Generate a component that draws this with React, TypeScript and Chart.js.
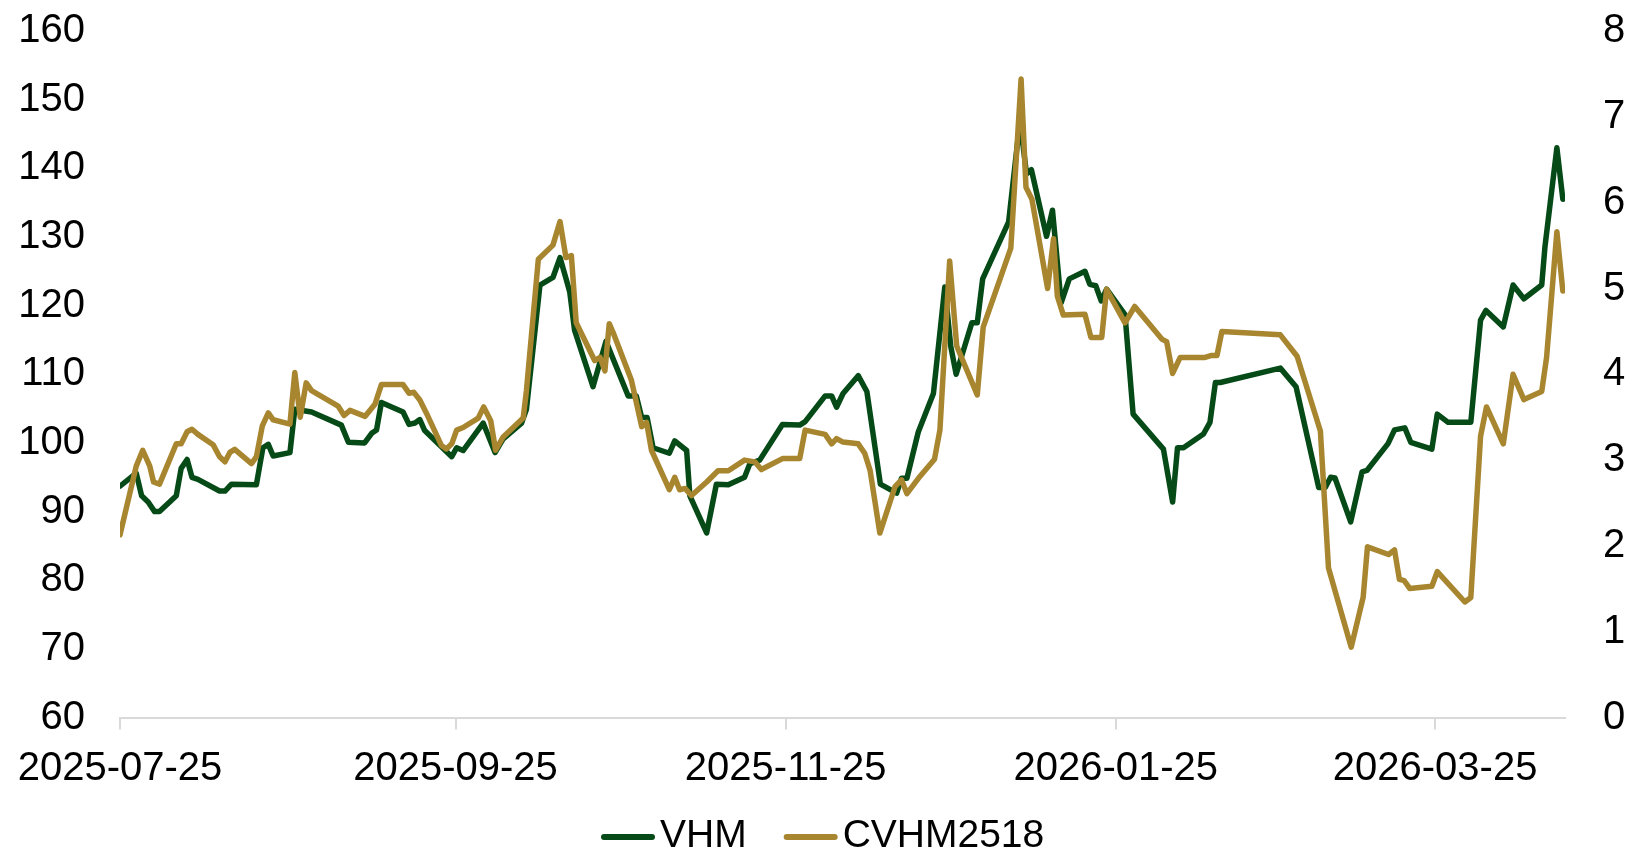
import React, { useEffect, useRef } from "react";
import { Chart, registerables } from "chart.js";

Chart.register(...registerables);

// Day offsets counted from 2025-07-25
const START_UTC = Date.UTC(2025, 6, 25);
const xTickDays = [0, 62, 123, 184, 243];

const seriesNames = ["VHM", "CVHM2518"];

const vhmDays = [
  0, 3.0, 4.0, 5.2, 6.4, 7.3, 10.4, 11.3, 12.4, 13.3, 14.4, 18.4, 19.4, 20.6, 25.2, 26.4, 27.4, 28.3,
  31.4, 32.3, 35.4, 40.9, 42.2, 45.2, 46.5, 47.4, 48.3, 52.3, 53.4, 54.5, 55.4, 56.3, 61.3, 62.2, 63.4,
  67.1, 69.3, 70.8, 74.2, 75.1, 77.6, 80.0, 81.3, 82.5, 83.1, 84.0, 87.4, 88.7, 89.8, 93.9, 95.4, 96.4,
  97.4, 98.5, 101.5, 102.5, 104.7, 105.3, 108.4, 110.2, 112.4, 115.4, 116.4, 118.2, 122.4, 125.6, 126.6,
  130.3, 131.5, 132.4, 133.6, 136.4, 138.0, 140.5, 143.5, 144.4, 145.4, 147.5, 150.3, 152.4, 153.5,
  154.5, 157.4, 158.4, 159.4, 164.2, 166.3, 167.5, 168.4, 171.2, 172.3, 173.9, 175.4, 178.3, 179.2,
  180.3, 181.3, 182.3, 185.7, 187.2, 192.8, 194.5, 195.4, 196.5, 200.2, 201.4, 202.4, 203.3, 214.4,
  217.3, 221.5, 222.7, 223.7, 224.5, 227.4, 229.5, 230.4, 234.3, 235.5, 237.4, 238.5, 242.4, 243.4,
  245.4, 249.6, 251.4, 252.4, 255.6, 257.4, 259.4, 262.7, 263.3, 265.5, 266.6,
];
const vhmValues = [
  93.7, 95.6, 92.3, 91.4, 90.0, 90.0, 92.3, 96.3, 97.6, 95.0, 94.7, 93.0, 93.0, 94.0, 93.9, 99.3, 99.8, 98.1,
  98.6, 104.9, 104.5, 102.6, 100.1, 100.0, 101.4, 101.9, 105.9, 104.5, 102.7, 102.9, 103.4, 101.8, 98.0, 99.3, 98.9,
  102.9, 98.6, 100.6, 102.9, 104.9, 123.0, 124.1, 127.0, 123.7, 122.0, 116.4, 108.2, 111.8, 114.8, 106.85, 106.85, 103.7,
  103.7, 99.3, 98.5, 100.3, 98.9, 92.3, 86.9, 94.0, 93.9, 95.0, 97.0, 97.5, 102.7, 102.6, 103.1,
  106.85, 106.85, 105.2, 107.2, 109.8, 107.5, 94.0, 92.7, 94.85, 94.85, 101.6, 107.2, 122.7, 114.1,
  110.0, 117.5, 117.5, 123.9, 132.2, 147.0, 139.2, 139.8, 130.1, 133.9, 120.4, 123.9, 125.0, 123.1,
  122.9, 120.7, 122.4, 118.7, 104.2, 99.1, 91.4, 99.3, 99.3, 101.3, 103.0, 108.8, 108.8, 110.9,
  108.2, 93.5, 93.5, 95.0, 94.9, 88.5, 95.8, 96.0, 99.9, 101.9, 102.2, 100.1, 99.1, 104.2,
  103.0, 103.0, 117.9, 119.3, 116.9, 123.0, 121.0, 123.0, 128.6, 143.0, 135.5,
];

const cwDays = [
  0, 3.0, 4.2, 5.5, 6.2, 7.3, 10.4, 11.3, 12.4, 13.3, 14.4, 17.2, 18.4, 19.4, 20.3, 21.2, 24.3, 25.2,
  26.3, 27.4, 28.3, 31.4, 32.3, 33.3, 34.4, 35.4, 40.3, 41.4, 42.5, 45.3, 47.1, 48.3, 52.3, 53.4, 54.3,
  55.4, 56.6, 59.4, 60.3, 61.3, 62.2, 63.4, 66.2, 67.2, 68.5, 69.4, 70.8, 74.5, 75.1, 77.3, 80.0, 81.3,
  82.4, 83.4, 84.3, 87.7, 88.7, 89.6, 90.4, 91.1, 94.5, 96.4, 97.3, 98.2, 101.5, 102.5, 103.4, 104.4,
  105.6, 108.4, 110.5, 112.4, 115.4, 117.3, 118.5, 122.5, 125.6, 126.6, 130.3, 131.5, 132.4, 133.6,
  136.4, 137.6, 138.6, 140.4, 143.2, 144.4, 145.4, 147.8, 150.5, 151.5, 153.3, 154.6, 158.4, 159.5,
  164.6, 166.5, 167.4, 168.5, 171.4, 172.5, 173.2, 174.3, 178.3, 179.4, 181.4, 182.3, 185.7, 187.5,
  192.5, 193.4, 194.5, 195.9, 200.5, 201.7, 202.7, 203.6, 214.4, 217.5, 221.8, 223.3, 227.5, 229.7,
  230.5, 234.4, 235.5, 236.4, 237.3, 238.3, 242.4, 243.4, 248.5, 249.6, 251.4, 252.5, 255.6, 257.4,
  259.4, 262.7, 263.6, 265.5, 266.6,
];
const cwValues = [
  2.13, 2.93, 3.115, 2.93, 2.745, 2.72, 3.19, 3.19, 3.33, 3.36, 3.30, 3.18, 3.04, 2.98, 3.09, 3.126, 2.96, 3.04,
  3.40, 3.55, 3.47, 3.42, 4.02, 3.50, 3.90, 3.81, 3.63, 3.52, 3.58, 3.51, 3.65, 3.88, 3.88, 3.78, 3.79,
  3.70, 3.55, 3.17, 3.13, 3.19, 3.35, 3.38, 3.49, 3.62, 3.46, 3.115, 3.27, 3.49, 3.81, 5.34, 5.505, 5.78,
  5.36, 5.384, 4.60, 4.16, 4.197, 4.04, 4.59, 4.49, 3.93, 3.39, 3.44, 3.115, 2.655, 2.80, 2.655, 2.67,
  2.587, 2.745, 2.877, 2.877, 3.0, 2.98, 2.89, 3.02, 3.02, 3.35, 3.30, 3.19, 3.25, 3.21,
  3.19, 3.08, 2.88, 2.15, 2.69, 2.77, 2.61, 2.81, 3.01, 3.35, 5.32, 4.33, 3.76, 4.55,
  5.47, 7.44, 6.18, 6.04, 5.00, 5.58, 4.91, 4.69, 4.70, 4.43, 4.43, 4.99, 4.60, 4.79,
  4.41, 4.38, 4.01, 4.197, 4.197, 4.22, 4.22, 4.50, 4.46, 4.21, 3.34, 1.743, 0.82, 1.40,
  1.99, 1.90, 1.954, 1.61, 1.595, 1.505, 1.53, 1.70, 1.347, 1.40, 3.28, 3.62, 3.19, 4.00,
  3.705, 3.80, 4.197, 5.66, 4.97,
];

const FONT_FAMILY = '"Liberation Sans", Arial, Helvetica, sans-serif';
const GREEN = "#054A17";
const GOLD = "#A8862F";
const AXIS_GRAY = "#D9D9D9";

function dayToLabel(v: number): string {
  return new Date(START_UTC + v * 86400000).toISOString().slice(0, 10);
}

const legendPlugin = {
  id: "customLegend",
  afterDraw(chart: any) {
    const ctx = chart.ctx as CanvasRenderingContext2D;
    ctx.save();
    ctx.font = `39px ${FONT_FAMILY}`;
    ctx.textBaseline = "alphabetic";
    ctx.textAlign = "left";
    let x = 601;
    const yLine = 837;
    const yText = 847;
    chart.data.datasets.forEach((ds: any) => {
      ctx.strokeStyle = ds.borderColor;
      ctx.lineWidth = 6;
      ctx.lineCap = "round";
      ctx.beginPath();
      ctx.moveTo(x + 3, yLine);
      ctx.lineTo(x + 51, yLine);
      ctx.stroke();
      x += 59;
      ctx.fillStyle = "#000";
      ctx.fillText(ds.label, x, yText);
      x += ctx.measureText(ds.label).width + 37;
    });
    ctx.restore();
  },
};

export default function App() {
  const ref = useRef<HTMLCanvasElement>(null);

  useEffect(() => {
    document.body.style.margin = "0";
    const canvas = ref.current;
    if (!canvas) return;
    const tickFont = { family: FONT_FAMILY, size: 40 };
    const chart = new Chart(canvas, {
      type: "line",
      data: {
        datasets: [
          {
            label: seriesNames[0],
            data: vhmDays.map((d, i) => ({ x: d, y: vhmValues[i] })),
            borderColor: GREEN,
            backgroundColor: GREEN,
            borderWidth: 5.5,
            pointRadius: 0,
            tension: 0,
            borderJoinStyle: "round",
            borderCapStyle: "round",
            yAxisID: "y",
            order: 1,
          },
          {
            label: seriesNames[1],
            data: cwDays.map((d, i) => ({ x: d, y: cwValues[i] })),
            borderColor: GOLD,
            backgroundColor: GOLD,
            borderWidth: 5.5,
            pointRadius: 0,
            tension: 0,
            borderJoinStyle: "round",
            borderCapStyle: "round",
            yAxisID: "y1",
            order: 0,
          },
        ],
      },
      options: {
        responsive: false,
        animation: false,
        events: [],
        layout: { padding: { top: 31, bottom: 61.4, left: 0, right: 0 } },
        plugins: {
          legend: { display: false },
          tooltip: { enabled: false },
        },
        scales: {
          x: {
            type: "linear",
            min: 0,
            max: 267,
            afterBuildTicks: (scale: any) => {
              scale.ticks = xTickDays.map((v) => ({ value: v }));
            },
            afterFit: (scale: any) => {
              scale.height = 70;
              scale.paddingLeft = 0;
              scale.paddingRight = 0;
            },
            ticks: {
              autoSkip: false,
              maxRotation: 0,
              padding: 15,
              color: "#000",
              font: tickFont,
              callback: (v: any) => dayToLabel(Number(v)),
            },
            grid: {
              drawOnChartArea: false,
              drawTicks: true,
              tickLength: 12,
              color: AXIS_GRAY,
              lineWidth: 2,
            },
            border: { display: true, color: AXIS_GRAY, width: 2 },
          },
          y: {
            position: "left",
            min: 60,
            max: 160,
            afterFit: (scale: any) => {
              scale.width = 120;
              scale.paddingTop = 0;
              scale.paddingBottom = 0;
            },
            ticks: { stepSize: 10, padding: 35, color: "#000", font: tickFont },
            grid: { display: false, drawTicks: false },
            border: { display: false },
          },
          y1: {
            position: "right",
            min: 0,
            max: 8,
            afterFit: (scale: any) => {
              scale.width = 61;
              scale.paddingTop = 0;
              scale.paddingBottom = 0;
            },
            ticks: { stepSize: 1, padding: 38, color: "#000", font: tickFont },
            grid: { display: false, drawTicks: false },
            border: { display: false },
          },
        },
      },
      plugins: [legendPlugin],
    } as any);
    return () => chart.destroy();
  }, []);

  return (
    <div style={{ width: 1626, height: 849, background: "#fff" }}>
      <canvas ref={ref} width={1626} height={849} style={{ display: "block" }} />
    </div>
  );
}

──────────

Exercise description »
Leave out the pictures, then repeat the listing above exactly from its first line to the line with "Chart.register(...registerables);", inclusive.

Response to the exercise »
Generate a component that draws this with React, TypeScript and Chart.js.
import React, { useEffect, useRef } from "react";
import { Chart, registerables } from "chart.js";

Chart.register(...registerables);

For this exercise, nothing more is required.